Upon meeting the blonde and bubbly Anya Kamenetz ’02, one might not suspect that this young Manhattanite has already been nominated for a Pulitzer Prize.

Kamenetz, who released her first book, “Generation Debt: Why Now is a Terrible Time to Be Young,” earlier this month, has since seen her name in a smattering of acclaimed publications throughout the nation. The book, which was based on a column in The Village Voice, explores the new economic and financial challenges faced by emerging generations.

Kamenetz said the word “debt,” in a literal sense, refers to such factors as enormous student loans and credit card payments, which were not possible for young people to incur on their own before the 1980s.

“I want students to realize that this is a time of change,” she said.

Village Voice Executive Editor Laura Conaway conceived “Generation Debt” when it was still in column form. She said she wanted the column written because she did not believe older people today understand that the lives of today’s youth are very different and that in a world of rising expenses, the debt accumulated early in life is often a determining factor in later decisions.
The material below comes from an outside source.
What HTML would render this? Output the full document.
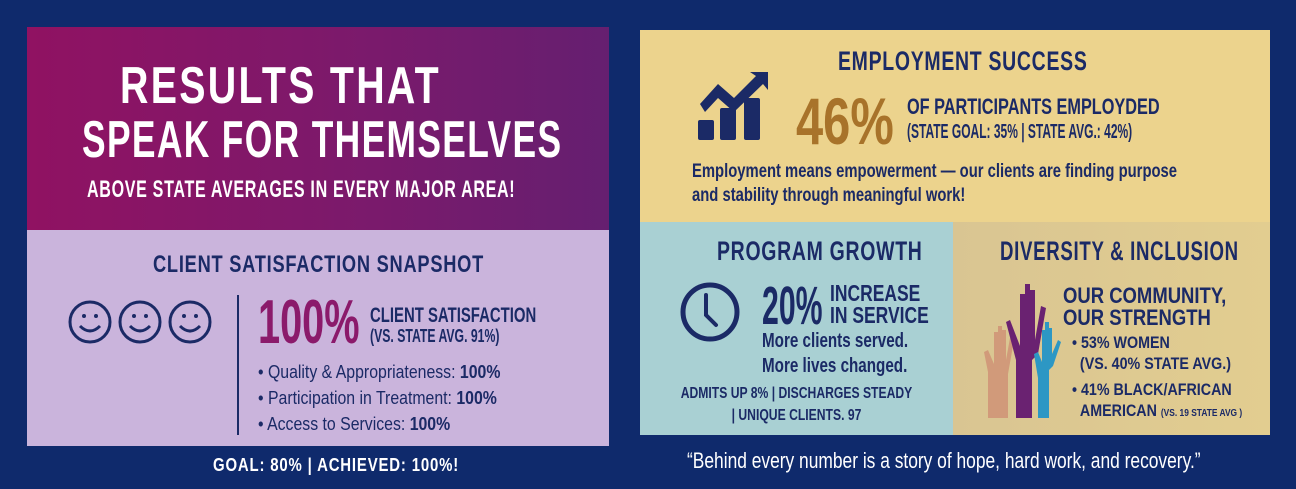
<!DOCTYPE html>
<html><head><meta charset="utf-8"><style>
*{margin:0;padding:0;box-sizing:border-box}
body{width:1296px;height:489px;background:#0f2a6c;position:relative;overflow:hidden;font-family:"Liberation Sans",sans-serif;font-weight:bold;color:#1b2a66}
.a{position:absolute;white-space:nowrap;line-height:1;transform-origin:0 0}
.w{color:#fff}
</style></head><body>
<div class="a" style="left:27px;top:27px;width:582px;height:203px;background:linear-gradient(90deg,#901262,#7a1a6c 60%,#651f70)"></div>
<div class="a" style="left:27px;top:230px;width:582px;height:216px;background:#cab4dc"></div>
<div class="a w" style="left:120px;top:60px;font-size:52px;letter-spacing:3px;transform:scaleX(0.757)">RESULTS THAT</div>
<div class="a w" style="left:82px;top:114px;font-size:52px;letter-spacing:2px;transform:scaleX(0.68)">SPEAK FOR THEMSELVES</div>
<div class="a w" style="left:87px;top:178px;font-size:24px;letter-spacing:1px;transform:scaleX(0.67)">ABOVE STATE AVERAGES IN EVERY MAJOR AREA!</div>
<div class="a" style="left:153px;top:253px;font-size:24px;letter-spacing:1px;transform:scaleX(0.76)">CLIENT SATISFACTION SNAPSHOT</div>
<svg class="a" style="left:66px;top:298px" width="150" height="50" viewBox="0 0 150 50">
<g fill="none" stroke="#1b2a66" stroke-width="3">
<circle cx="24" cy="24" r="20"/><circle cx="74" cy="24" r="20"/><circle cx="124" cy="24" r="20"/>
<path d="M14 28q10 10 20 0M64 28q10 10 20 0M114 28q10 10 20 0"/></g>
<g fill="#1b2a66"><circle cx="18" cy="18" r="2"/><circle cx="30" cy="18" r="2"/><circle cx="68" cy="18" r="2"/><circle cx="80" cy="18" r="2"/><circle cx="118" cy="18" r="2"/><circle cx="130" cy="18" r="2"/></g></svg>
<div class="a" style="left:237px;top:295px;width:2px;height:140px;background:#1b2a66"></div>
<div class="a" style="left:258px;top:292px;font-size:62px;color:#8b1a6b;transform:scaleX(0.64)">100%</div>
<div class="a" style="left:370px;top:305px;font-size:21px;transform:scaleX(0.71)">CLIENT SATISFACTION</div>
<div class="a" style="left:370px;top:327px;font-size:18px;transform:scaleX(0.68)">(VS. STATE AVG. 91%)</div>
<div class="a" style="left:258px;top:363px;font-size:18px;font-weight:normal;transform:scaleX(0.88)">• Quality &amp; Appropriateness: <b>100%</b></div>
<div class="a" style="left:258px;top:389px;font-size:18px;font-weight:normal;transform:scaleX(0.88)">• Participation in Treatment: <b>100%</b></div>
<div class="a" style="left:258px;top:415px;font-size:18px;font-weight:normal;transform:scaleX(0.88)">• Access to Services: <b>100%</b></div>
<div class="a w" style="left:213px;top:456px;font-size:18px;letter-spacing:1px;transform:scaleX(0.83)">GOAL: 80% | ACHIEVED: 100%!</div>

<div class="a" style="left:640px;top:30px;width:630px;height:192px;background:#ecd38d"></div>
<div class="a" style="left:640px;top:222px;width:313px;height:213px;background:#a9d0d3"></div>
<div class="a" style="left:953px;top:222px;width:317px;height:213px;background:linear-gradient(90deg,#d9c592,#e2cd90)"></div>
<div class="a" style="left:838px;top:48px;font-size:27px;letter-spacing:1px;transform:scaleX(0.72)">EMPLOYMENT SUCCESS</div>
<svg class="a" style="left:696px;top:68px" width="76" height="74" viewBox="0 0 76 74">
<g fill="#1b2a66"><rect x="2" y="52" width="16" height="20" rx="2"/><rect x="24" y="40" width="16" height="32" rx="2"/><rect x="48" y="30" width="16" height="42" rx="2"/>
<path d="M4 36l18-20 16 14 22-22-6-4h18v18l-5-6-29 28-16-14-13 14z"/></g></svg>
<div class="a" style="left:796px;top:88px;font-size:66px;color:#a8732a;transform:scaleX(0.74)">46%</div>
<div class="a" style="left:907px;top:96px;font-size:22px;transform:scaleX(0.74)">OF PARTICIPANTS EMPLOYDED</div>
<div class="a" style="left:907px;top:122px;font-size:20px;transform:scaleX(0.6)">(STATE GOAL: 35% | STATE AVG.: 42%)</div>
<div class="a" style="left:692px;top:160px;font-size:19px;line-height:24px;transform:scaleX(0.78)">Employment means empowerment — our clients are finding purpose<br>and stability through meaningful work!</div>
<div class="a" style="left:717px;top:238px;font-size:27px;letter-spacing:1px;transform:scaleX(0.72)">PROGRAM GROWTH</div>
<svg class="a" style="left:679px;top:281px" width="62" height="62" viewBox="0 0 62 62"><circle cx="31" cy="31" r="27" fill="none" stroke="#1b2a66" stroke-width="5"/><path d="M27 14v20l10 10" fill="none" stroke="#1b2a66" stroke-width="4" stroke-linecap="round"/></svg>
<div class="a" style="left:762px;top:279px;font-size:54px;transform:scaleX(0.56)">20%</div>
<div class="a" style="left:830px;top:282px;font-size:23px;line-height:22px;transform:scaleX(0.76)">INCREASE<br>IN SERVICE</div>
<div class="a" style="left:762px;top:329px;font-size:20px;line-height:25px;transform:scaleX(0.76)">More clients served.<br>More lives changed.</div>
<div class="a" style="left:640px;width:313px;text-align:center;top:383px;font-size:16px;line-height:22px;transform:scaleX(0.76);transform-origin:50% 0">ADMITS UP 8% | DISCHARGES STEADY<br>| UNIQUE CLIENTS. 97</div>
<div class="a" style="left:1000px;top:238px;font-size:27px;letter-spacing:1px;transform:scaleX(0.69)">DIVERSITY &amp; INCLUSION</div>
<svg class="a" style="left:982px;top:282px" width="92" height="138" viewBox="0 0 92 138">
<path d="M6 136V90L2 70l4-2 6 14V50h4v26V44h4v32V48h4v30l4-22 4 2-6 34v44z" fill="#d19a7a"/>
<path d="M34 136V78L24 40l4-2 10 26V12h5v46V2h5v56V8h5v50l6-34 5 2-8 46-6 6v58z" fill="#6a2271"/>
<path d="M56 136v-40l-4-24 4-2 4 10V48h3v24V40h4v32V46h3v26l6-14 3 2-8 24-4 4v48z" fill="#2d97c4"/>
</svg>
<div class="a" style="left:1063px;top:285px;font-size:22px;line-height:22px;transform:scaleX(0.84)">OUR COMMUNITY,<br>OUR STRENGTH</div>
<div class="a" style="left:1072px;top:332px;font-size:17px;line-height:21px;transform:scaleX(0.84)">• 53% WOMEN<br>&nbsp;&nbsp;(VS. 40% STATE AVG.)</div>
<div class="a" style="left:1072px;top:379px;font-size:17px;line-height:21px;transform:scaleX(0.84)">• 41% BLACK/AFRICAN<br>&nbsp;&nbsp;AMERICAN <span style="font-size:10px">(VS. 19 STATE AVG )</span></div>
<div class="a w" style="left:687px;top:450px;font-size:22px;font-weight:normal;transform:scaleX(0.79)">“Behind every number is a story of hope, hard work, and recovery.”</div>
</body></html>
“Your lives are being dictated by the choices you’ve made as to how to fund an education,” Conaway said. “[No one has] documented what is going on because money issues belong to people that are much worse off.”
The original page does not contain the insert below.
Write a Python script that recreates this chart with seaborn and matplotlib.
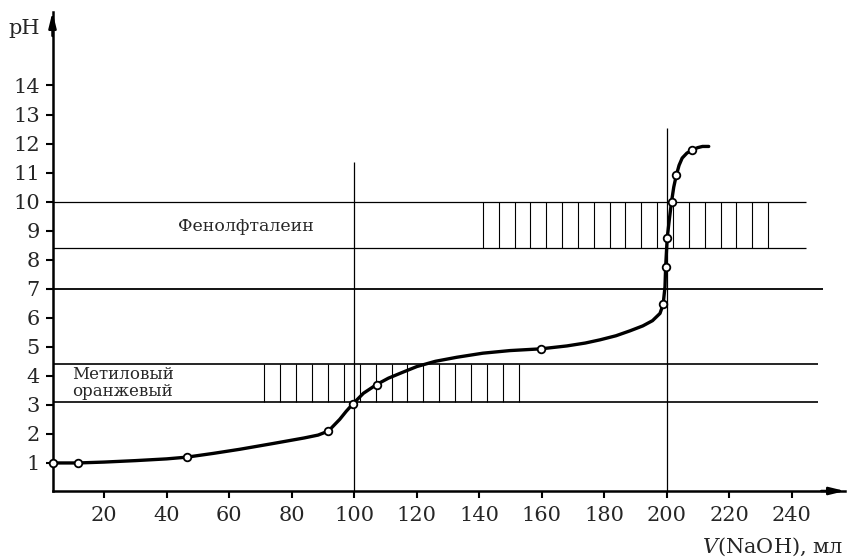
import numpy as np
import matplotlib
matplotlib.use("Agg")
import matplotlib.pyplot as plt
import seaborn as sns

# titration curve
curve_v = [3.7, 11.7, 20, 30, 40, 46.5, 55, 63.4, 74.1, 84, 88.5, 91.8, 95.4, 97.5, 99.5,
           103, 107.2, 111, 115.5, 120.1, 126, 132.9, 141.2, 149.9, 159.8, 168.1, 174,
           178.7, 183.8, 188.3, 192.4, 195.5, 197.9, 198.9, 199.5, 199.7, 200.2, 200.9,
           201.6, 202.3, 203.1, 204.0, 205.0, 206.5, 208.2, 210, 211.5, 213.5]
curve_ph = [1.0, 1.0, 1.03, 1.08, 1.14, 1.2, 1.33, 1.47, 1.67, 1.86, 1.96, 2.1, 2.5, 2.78, 3.02,
            3.4, 3.7, 3.92, 4.12, 4.32, 4.5, 4.64, 4.78, 4.87, 4.93, 5.03, 5.13,
            5.24, 5.38, 5.55, 5.72, 5.9, 6.15, 6.46, 7.07, 7.75, 8.74, 9.4,
            10.0, 10.5, 10.9, 11.25, 11.5, 11.67, 11.78, 11.86, 11.9, 11.9]

# measured points (open circles)
point_v = [3.7, 11.7, 46.5, 91.8, 99.5, 107.2, 159.8, 198.9, 199.7, 200.2, 201.6, 203.1, 208.2]
point_ph = [1.0, 1.0, 1.2, 2.1, 3.02, 3.7, 4.93, 6.46, 7.75, 8.74, 10.0, 10.9, 11.78]

# indicator ranges
phenol_ph = [8.4, 10.0]
phenol_hatch = [141.2, 232.5]
methyl_ph = [3.1, 4.4]
methyl_hatch = [71.3, 152.7]

# equivalence points
equiv_v = [100, 200]
equiv_top = [11.37, 12.53]

x_ticks = list(range(20, 241, 20))
y_ticks = list(range(1, 15))

sns.set_style("white")
plt.rcParams["font.family"] = ["DejaVu Serif"]
plt.rcParams["mathtext.fontset"] = "dejavuserif"

fig = plt.figure(figsize=(8.51, 5.6), dpi=100)
ax = fig.add_axes([52.5 / 851, 69 / 560, 792.5 / 851, 479 / 560])
x0 = 3.5
ax.set_xlim(x0, x0 + 792.5 / 3.125)
ax.set_ylim(0.034, 16.53)

# indicator bands
for y in phenol_ph:
    ax.hlines(y, x0, 244.5, color="black", lw=0.9)
ax.vlines(np.linspace(phenol_hatch[0], phenol_hatch[1], 19), phenol_ph[0], phenol_ph[1],
          color="black", lw=0.8)
for y in methyl_ph:
    ax.hlines(y, x0, 248.5, color="black", lw=1.2)
ax.vlines(np.linspace(methyl_hatch[0], methyl_hatch[1], 17), methyl_ph[0], methyl_ph[1],
          color="black", lw=0.8)
ax.hlines(7, x0, 250.2, color="black", lw=1.3)

# equivalence verticals
for v, top in zip(equiv_v, equiv_top):
    ax.vlines(v, 0, top, color="black", lw=0.9)

# curve and points
sns.lineplot(x=curve_v, y=curve_ph, sort=False, estimator=None, color="black",
             lw=2.4, ax=ax, solid_joinstyle="round", solid_capstyle="round")
sns.scatterplot(x=point_v, y=point_ph, marker="o", s=30, facecolor="white",
                edgecolor="black", linewidth=1.3, ax=ax, zorder=5, clip_on=False)

ax.text(43.7, 8.99, "Фенолфталеин", fontsize=12.5, ha="left", va="baseline")
ax.text(9.8, 3.9, "Метиловый", fontsize=12, ha="left", va="baseline")
ax.text(9.8, 3.32, "оранжевый", fontsize=12, ha="left", va="baseline")

# axes styling
for s in ["top", "right"]:
    ax.spines[s].set_visible(False)
for s in ["left", "bottom"]:
    ax.spines[s].set_linewidth(1.8)
    ax.spines[s].set_color("black")
ax.set_xticks(x_ticks)
ax.set_yticks(y_ticks)
ax.tick_params(axis="both", direction="out", length=5, width=1.5, color="black",
               labelsize=15, left=True, bottom=True)
ax.tick_params(axis="y", pad=4)
ax.tick_params(axis="x", pad=6)

# arrow heads
ax.annotate("", xy=(0, 1.0), xytext=(0, 0.95), xycoords="axes fraction",
            arrowprops=dict(arrowstyle="-|>,head_length=0.9,head_width=0.22",
                            lw=1.8, color="black", shrinkA=0, shrinkB=0))
ax.annotate("", xy=(1.0, 0), xytext=(0.97, 0), xycoords="axes fraction",
            arrowprops=dict(arrowstyle="-|>,head_length=0.9,head_width=0.22",
                            lw=1.8, color="black", shrinkA=0, shrinkB=0))

fig.text(8 / 851, 1 - 34 / 560, "pH", fontsize=15, ha="left", va="baseline")
fig.text(843 / 851, 1 - 553 / 560, "$V$(NaOH), мл", fontsize=15, ha="right", va="baseline")

fig.savefig("out.png", dpi=100)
Kamenetz spent months doing research for the book, and said she spoke with experts in economics, history, education, labor markets and health care as well as about 100 people from all over the country about their financial situations. Meeting and interviewing these people was one of the best parts of writing the book, she said. Kamenetz, who is one of the youngest columnists in the Voice’s history, received a Pulitzer Prize nomination for her reporting on the generation debt.

The daughter of two authors, Kamenetz grew up in Baton Rouge and New Orleans, La., and applied to Yale early decision because, she said, she was sure she wanted to attend the school right away. She majored in literature and honed her journalistic skills by writing for The New Journal, serving as editor-in-chief her senior year. After graduating, Kamenetz moved to Manhattan and freelanced as a writer, copy editor, research assistant and fact checker. She has written for The New York Times, The Washington Post, New York Magazine, Salon, Slate and The Nation, in addition to the Voice.

During her time writing and editing for The New Journal, Kamenetz worked closely with English professor Fred Strebeigh, who sat on the Journal’s Board of Directors. Strebeigh said he could see Kamenetz’s intellectual and journalistic promise even as an undergraduate, adding that he had witnessed few Yalies so quickly and efficiently identify and tackle a topic and open a new thread of discussion about it. He said he was particularly impressed by a breakfast Kamenetz organized for students featuring Susan Orlean, a writer for The New Yorker.

“The dialogue was at the level of professional writers,” Strebeigh said. “Anya was someone who, very quickly and in all the best ways, was on a perfect trajectory for a successful professional career.”

Kamenetz spoke at a Davenport College Master’s Tea last week and said the most exciting part of her success is being back at Yale and speaking to current students, including her sister, Kezia Kamenetz ’09, who introduced her.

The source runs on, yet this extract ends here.